Encourage reviewers to:

  • Explain the 'Why': Don't just suggest a change; explain the principle behind it.
  • Link to Resources: Point to official documentation, team standards, or relevant blog posts.
  • Ask Questions: Instead of making a demand, ask a question like, "Have you considered how this might behave under high load?" This prompts critical thinking.

This approach turns every code review into a micro-learning opportunity, up-leveling the entire team and reducing the number of repeat mistakes over time.

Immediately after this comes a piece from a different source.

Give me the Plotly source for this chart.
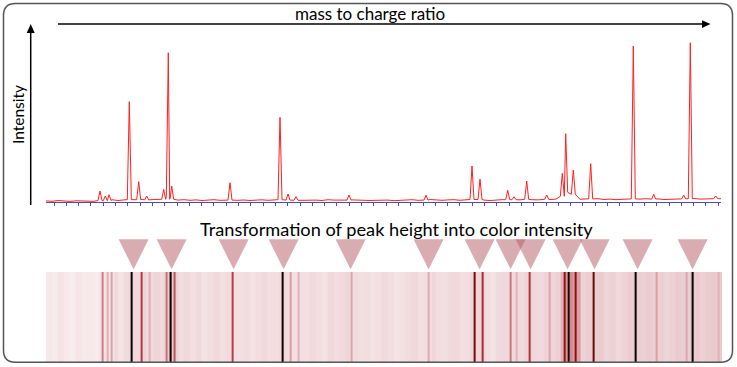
import plotly.graph_objects as go

W, H = 737, 367

# ---------------- data (m/z offset units, intensity units) ----------------
baseline_mz = list(range(0, 673, 6)) + [675]
baseline_int = [
    1.4, 1.0, 1.8, 1.2, 0.9, 1.5, 1.1, 1.3, 1.0,
    2.2, 2.0, 2.6, 1.8, 2.4,
    2.0, 2.6, 3.0, 2.2, 2.8, 2.4, 3.2,
    2.8, 2.2, 2.6, 2.0, 2.4, 1.8, 2.2, 2.6, 2.0, 2.4,
    2.6, 2.0, 2.3, 1.8, 2.2, 2.5, 2.0, 2.2, 2.8, 2.4,
    2.0, 1.6, 2.0, 2.4, 2.2, 1.8, 2.6, 2.2, 2.4, 2.8,
    2.4, 2.0, 2.2, 1.8, 2.0, 2.4, 2.2, 1.6, 2.0, 2.3,
    2.6, 2.0, 2.4, 2.8, 2.2, 2.0, 2.4, 2.6, 2.0, 2.2,
    2.8, 3.0, 2.2, 1.8, 2.4, 2.6, 2.2, 2.8, 2.4, 3.0,
    2.6, 2.4, 3.0, 2.8, 3.2, 2.6, 3.4, 2.8, 3.0, 3.4,
    3.0, 3.6, 2.8, 3.2, 2.6, 3.0, 3.4, 2.8, 3.2, 3.6,
    3.0, 3.4, 2.8, 3.2, 3.6, 3.0, 3.4, 3.8, 3.2, 3.6,
    3.8, 3.4, 3.6,
]

peak_mz = [54, 59.3, 63, 83.3, 92.7, 100.7, 117.7, 122.3, 125.7, 184, 234, 242,
           250, 303, 380, 426, 434, 461.7, 468, 480.7, 500.7, 516.3, 519.7,
           527.3, 544.7, 587.3, 607.7, 637.7, 644.3, 669.7]
peak_int = [11.3, 6.3, 7.6, 100.6, 20.6, 6.3, 13, 149.6, 16.3, 19.6, 85, 8.3,
            5.6, 7.3, 7, 36.3, 23.3, 12, 5.6, 21.3, 7.3, 29, 68.6,
            32.3, 38.6, 156.3, 8, 7.3, 159.6, 6.3]
peak_foot = [1.8, 1.6, 1.8, 2.6, 2.6, 2.4, 3.0, 5.0, 3.0, 2.2, 2.6, 2.2,
             2.0, 2.2, 2.2, 2.8, 2.8, 2.6, 2.6, 3.0, 3.0, 6.0, 10.0,
             8.0, 3.4, 3.4, 3.2, 3.4, 3.6, 3.6]

marked_mz = [85, 123, 185, 235, 302, 380, 431, 462, 482, 519, 546, 589, 644]

# ---------------- assemble spectrum series ----------------
HALF = 2.0
pts = []
for u, v in zip(baseline_mz, baseline_int):
    if all(abs(u - p) > 2.7 for p in peak_mz):
        pts.append((u, v))
for p, h, f in zip(peak_mz, peak_int, peak_foot):
    pts += [(p - HALF, f), (p, h), (p + HALF, f)]
pts.sort()
spec_x = [a for a, b in pts]
spec_y = [b for a, b in pts]


def fx(px):
    return px / W


def fy(py):
    return 1 - py / H


fig = go.Figure()

fig.add_trace(go.Scatter(
    x=spec_x, y=spec_y, mode="lines",
    line=dict(color="#ff2020", width=1),
    hoverinfo="skip", xaxis="x", yaxis="y", showlegend=False))

colorscale = [
    [0.0, "#fdf6f7"], [0.012, "#f7e9eb"], [0.022, "#f2dde0"],
    [0.032, "#ecd0d3"], [0.045, "#e5c0c4"], [0.07, "#dcaaaf"],
    [0.10, "#d0898f"], [0.15, "#c4626a"], [0.20, "#b83a40"],
    [0.28, "#a01416"], [0.40, "#6a0404"], [0.60, "#200000"],
    [1.0, "#000000"],
]
fig.add_trace(go.Heatmap(
    x=spec_x, y=[0], z=[spec_y], zmin=0, zmax=100,
    colorscale=colorscale, showscale=False, hoverinfo="skip",
    xaxis="x2", yaxis="y2"))

shapes = []
# triangles marking peaks
for c in marked_mz:
    shapes.append(dict(
        type="path", xref="x2", yref="paper",
        path=f"M {c-15},{fy(239.3)} L {c+15},{fy(239.3)} L {c},{fy(269.3)} Z",
        fillcolor="rgba(180,90,100,0.5)", line=dict(width=0), layer="above"))


def P(x, y):
    return f"{fx(x)},{fy(y)}"


# rounded border
x0, y0, x1, y1, r = 3.5, 3.5, 732.5, 362.3, 12
border = (f"M {P(x0+r, y0)} L {P(x1-r, y0)} Q {P(x1, y0)} {P(x1, y0+r)} "
          f"L {P(x1, y1-r)} Q {P(x1, y1)} {P(x1-r, y1)} "
          f"L {P(x0+r, y1)} Q {P(x0, y1)} {P(x0, y1-r)} "
          f"L {P(x0, y0+r)} Q {P(x0, y0)} {P(x0+r, y0)} Z")
shapes.append(dict(type="path", xref="paper", yref="paper", path=border,
                   line=dict(color="#555555", width=1.5), layer="above"))

# Intensity arrow
shapes.append(dict(type="line", xref="paper", yref="paper",
                   x0=fx(30.7), x1=fx(30.7), y0=fy(205), y1=fy(32),
                   line=dict(color="black", width=1.5)))
shapes.append(dict(type="path", xref="paper", yref="paper",
                   path=f"M {P(26.7, 33)} L {P(34.7, 33)} L {P(30.7, 24)} Z",
                   fillcolor="black", line=dict(width=0)))
# m/z arrow
shapes.append(dict(type="line", xref="paper", yref="paper",
                   x0=fx(58), x1=fx(703), y0=fy(24), y1=fy(24),
                   line=dict(color="black", width=1.5)))
shapes.append(dict(type="path", xref="paper", yref="paper",
                   path=f"M {P(702, 20.2)} L {P(702, 28)} L {P(710.5, 24)} Z",
                   fillcolor="black", line=dict(width=0)))

FONT = "Lato, 'Open Sans', sans-serif"
annotations = [
    dict(text="mass to charge ratio", x=fx(370), y=fy(13.5), xref="paper", yref="paper",
         showarrow=False, font=dict(family=FONT, size=17, color="black"),
         xanchor="center", yanchor="middle"),
    dict(text="Intensity", x=fx(18), y=fy(115), xref="paper", yref="paper",
         showarrow=False, textangle=-90, font=dict(family=FONT, size=15.5, color="black"),
         xanchor="center", yanchor="middle"),
    dict(text="Transformation of peak height into color intensity", x=fx(396.5), y=fy(228.5),
         xref="paper", yref="paper", showarrow=False,
         font=dict(family=FONT, size=18.2, color="black"),
         xanchor="center", yanchor="middle"),
]

fig.update_layout(
    width=W, height=H, margin=dict(l=0, r=0, t=0, b=0),
    paper_bgcolor="white", plot_bgcolor="rgba(0,0,0,0)",
    showlegend=False, shapes=shapes, annotations=annotations,
    xaxis=dict(domain=[fx(46), fx(721)], range=[0, 675], showgrid=False,
               zeroline=False, showline=True, linecolor="#4a4ab0", linewidth=1,
               ticks="outside", ticklen=3, tickwidth=1, tickcolor="#4a4ab0",
               tick0=8, dtick=12.3, showticklabels=False, fixedrange=True),
    yaxis=dict(domain=[fy(202.3), fy(32.3)], range=[0, 170], visible=False,
               fixedrange=True),
    xaxis2=dict(domain=[fx(45.6), fx(722)], range=[-3, 673.4], visible=False,
                anchor="y2", fixedrange=True),
    yaxis2=dict(domain=[fy(362), fy(272)], range=[-0.5, 0.5], visible=False,
                anchor="x2", fixedrange=True),
)

fig.write_html("out.html",
               post_script="document.body.style.margin='0px';document.body.style.overflow='hidden';",
               config={"displayModeBar": False})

Comparison: Traditional vs. 2025 Scaled Code Reviews
Attribute Traditional Approach 2025 Scaled Approach
PR Size Large, monolithic changes Small, atomic, frequent PRs (<250 lines)
First Pass Manual human review for everything AI-assisted review for style, bugs, and suggestions
Reviewer Assignment Ad-hoc, often burdens seniors Automated, tiered system based on risk (CODEOWNERS)
Communication Long comment threads, frequent meetings Asynchronous-first, with quick huddles for complex issues
Process Informal, based on tribal knowledge Standardized with PR templates and checklists
Goal Find bugs Share knowledge, ensure quality, and increase velocity

Conclusion: Building Your Review Engine

Scaling your code review process isn't about working harder; it's about working smarter. By embracing an asynchronous-first mindset, leveraging tiers and AI, enforcing small batches, standardizing your process, tracking the right metrics, and fostering a culture of teaching, you can build a resilient, high-velocity review engine. Stop treating code reviews as a necessary evil and start treating them as a strategic advantage. This is the playbook for 2025 and beyond.